En envisageant l’État capitaliste de la sorte, on peut éviter deux écueils. Celui d’envisager l’État comme un instrument monolithique que la bourgeoisie manipule selon son bon désir. L’exemple de l’effondrement des dictatures en Grèce ou au Portugal (1974) a démontré, selon Poulantzas, que l’État est traversé par de nombreuses contradictions et ne se montre en rien une structure « étanche » face aux aspirations populaires. Cela signifie qu’un travail au sein de l’État est indispensable pour entraîner des ruptures révolutionnaires dans la structure de pouvoir capitaliste, et ce si l’on ne veut pas tomber dans l’impuissance historique du révolutionnarisme abstrait.
Le deuxième écueil est celui de la social-démocratie historique que critique justement Poulantzas : en refusant de voir que l’État condense matériellement un rapport de force, le réformisme pense qu’un simple changement de ce rapport, notamment par un succès électoral, permettra le changement progressiste et socialiste attendu. Les appareils de l’État capitaliste demeurant inchangés, rapidement les volontés de changement s’étiolent ou finissent en drame selon l’exemple chilien : « l’État ne se réduit pas à un rapport de forces, il présente une opacité et une résistance propres ».

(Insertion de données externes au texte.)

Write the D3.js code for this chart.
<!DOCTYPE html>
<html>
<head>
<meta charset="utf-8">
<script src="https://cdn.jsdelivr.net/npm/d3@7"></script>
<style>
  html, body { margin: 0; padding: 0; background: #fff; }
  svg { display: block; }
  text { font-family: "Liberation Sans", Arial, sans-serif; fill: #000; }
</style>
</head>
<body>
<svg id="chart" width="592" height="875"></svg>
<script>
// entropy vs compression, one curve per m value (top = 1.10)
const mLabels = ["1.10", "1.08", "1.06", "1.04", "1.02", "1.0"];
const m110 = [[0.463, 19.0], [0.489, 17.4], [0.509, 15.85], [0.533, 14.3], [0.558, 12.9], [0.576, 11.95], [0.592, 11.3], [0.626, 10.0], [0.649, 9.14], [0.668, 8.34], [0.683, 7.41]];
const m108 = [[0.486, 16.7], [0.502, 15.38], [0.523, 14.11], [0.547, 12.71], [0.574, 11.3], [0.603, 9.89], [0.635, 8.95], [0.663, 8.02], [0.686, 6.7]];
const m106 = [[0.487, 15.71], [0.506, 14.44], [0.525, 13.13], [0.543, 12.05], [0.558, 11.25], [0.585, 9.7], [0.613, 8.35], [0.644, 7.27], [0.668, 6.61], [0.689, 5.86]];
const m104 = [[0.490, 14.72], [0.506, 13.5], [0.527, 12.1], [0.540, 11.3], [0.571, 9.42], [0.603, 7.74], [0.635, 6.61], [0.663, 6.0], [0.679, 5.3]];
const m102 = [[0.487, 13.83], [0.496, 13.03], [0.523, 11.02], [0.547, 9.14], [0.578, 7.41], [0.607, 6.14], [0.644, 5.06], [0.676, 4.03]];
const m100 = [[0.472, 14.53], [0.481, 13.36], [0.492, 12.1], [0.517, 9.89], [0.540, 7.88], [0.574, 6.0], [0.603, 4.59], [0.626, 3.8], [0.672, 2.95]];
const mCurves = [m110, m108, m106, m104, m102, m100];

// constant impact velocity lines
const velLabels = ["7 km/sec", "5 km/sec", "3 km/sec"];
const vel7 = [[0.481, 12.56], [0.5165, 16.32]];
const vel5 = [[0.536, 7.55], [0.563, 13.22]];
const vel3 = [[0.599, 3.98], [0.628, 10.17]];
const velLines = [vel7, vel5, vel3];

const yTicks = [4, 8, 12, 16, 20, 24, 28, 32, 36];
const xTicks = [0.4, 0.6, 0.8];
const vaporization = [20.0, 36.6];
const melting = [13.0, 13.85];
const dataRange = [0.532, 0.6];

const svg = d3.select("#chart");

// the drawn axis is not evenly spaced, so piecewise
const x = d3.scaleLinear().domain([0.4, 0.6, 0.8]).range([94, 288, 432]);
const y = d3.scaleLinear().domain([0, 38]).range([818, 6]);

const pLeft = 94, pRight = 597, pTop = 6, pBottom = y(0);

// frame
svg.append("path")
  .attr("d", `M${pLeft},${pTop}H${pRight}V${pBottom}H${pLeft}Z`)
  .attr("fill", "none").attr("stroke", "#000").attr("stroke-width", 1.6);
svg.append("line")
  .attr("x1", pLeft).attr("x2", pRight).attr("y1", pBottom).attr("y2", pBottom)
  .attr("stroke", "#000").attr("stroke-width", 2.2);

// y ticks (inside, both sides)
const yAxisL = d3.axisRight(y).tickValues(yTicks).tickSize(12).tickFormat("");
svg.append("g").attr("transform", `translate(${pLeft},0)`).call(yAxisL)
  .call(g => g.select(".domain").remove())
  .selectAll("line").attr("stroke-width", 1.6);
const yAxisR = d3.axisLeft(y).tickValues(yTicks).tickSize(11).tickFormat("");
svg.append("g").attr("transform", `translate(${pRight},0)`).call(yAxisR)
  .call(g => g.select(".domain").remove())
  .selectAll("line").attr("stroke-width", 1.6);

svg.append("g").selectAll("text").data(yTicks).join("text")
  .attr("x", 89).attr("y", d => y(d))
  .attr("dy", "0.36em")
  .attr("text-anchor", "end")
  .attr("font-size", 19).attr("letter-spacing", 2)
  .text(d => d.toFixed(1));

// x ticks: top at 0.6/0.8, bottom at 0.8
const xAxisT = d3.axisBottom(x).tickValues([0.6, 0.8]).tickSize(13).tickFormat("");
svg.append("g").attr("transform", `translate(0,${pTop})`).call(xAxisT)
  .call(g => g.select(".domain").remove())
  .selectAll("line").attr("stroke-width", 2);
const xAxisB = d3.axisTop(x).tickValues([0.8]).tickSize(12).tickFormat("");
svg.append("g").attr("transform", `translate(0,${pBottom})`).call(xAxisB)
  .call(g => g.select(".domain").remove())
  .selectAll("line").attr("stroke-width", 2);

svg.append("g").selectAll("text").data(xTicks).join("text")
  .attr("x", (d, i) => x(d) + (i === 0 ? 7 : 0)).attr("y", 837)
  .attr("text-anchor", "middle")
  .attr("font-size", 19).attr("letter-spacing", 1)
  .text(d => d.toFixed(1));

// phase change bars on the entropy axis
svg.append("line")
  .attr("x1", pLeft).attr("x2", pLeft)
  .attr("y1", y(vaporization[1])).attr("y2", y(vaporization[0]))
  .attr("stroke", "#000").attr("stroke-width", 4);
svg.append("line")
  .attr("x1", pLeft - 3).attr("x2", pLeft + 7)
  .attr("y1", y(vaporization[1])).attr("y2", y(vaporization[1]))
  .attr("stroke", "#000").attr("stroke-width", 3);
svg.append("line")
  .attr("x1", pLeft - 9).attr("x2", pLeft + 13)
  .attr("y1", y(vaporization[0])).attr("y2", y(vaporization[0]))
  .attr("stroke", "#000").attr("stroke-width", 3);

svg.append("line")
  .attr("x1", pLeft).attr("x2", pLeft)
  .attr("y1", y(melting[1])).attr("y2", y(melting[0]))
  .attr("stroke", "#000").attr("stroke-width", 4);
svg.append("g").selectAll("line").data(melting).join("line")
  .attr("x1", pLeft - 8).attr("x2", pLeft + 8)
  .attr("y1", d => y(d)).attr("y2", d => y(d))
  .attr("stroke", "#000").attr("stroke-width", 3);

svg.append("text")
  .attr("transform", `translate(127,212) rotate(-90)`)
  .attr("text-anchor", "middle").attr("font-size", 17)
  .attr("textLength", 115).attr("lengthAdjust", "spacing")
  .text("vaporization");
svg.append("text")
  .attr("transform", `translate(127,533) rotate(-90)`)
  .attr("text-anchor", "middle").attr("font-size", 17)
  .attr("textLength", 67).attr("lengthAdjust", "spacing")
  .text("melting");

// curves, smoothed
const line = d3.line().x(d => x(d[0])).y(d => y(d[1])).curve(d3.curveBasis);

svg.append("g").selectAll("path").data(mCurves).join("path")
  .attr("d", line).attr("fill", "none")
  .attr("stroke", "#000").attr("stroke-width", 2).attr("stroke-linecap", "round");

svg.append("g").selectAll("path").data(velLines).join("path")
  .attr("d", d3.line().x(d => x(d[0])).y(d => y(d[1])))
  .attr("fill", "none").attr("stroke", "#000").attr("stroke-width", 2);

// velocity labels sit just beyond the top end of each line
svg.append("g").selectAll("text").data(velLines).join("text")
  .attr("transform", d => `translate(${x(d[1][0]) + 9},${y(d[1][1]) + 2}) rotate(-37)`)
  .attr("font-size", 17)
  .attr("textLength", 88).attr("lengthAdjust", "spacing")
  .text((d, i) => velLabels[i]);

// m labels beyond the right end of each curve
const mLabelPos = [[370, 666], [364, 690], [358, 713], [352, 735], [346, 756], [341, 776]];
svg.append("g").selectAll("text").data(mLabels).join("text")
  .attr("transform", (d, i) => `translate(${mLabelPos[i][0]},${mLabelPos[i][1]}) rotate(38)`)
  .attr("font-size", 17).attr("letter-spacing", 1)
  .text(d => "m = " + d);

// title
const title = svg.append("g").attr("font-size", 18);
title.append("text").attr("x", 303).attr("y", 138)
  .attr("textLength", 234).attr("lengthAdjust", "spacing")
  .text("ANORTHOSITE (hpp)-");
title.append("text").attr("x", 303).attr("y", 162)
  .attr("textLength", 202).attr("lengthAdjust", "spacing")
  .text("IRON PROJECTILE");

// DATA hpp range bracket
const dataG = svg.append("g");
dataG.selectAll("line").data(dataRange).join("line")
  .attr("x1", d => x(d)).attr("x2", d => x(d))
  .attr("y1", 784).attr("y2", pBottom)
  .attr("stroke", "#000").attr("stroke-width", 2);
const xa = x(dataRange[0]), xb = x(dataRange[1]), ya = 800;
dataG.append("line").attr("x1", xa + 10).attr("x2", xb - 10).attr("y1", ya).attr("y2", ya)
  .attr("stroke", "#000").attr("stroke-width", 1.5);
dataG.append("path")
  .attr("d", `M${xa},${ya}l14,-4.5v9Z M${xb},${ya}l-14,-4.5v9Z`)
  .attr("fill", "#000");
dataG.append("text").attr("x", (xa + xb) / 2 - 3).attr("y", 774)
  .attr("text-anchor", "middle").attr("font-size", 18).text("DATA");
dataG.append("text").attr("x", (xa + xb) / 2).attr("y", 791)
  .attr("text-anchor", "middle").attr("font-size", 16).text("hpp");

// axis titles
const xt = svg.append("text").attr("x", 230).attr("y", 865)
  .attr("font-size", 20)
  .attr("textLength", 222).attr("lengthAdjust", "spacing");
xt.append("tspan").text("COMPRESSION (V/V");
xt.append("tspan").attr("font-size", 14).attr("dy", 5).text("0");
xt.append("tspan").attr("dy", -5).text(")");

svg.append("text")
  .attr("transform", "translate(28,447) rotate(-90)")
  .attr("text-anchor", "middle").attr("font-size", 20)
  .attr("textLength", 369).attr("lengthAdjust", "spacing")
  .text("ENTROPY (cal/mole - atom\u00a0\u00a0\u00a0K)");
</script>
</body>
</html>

Nicos Poulantzas met alors au premier plan d’une stratégie réaliste et révolutionnaire une dialectique entre la conquête des postes clés de la démocratie représentative, qu’il réhabilite de la sorte, et l’intervention des masses relevant de la démocratie directe. S’il avait pu vivre pour assister à l’expérience de la gauche au pouvoir en France, à partir de 1981, il aurait pu constater que cette dialectique ne s’est pas établie et que rapidement le parti socialiste a abandonné ses velléités de rupture. Il me semble que c’est plutôt vers l’Amérique latine de Chavez ou de Morales qu’il aurait trouvé des exemples de ce qu’il appelait de ses vœux : la recherche d’une voie nouvelle vers le socialisme, voie tout à la fois révolutionnaire et démocratique.
Texte paru dans Les lettres françaises.
Nicos Poulantzas, L’État, le pouvoir, le socialisme, préface de Razmig Keucheyan et postface de Bob Jessop, Éditions Prairies ordinaires, 389 pages, 23 euros, 2013.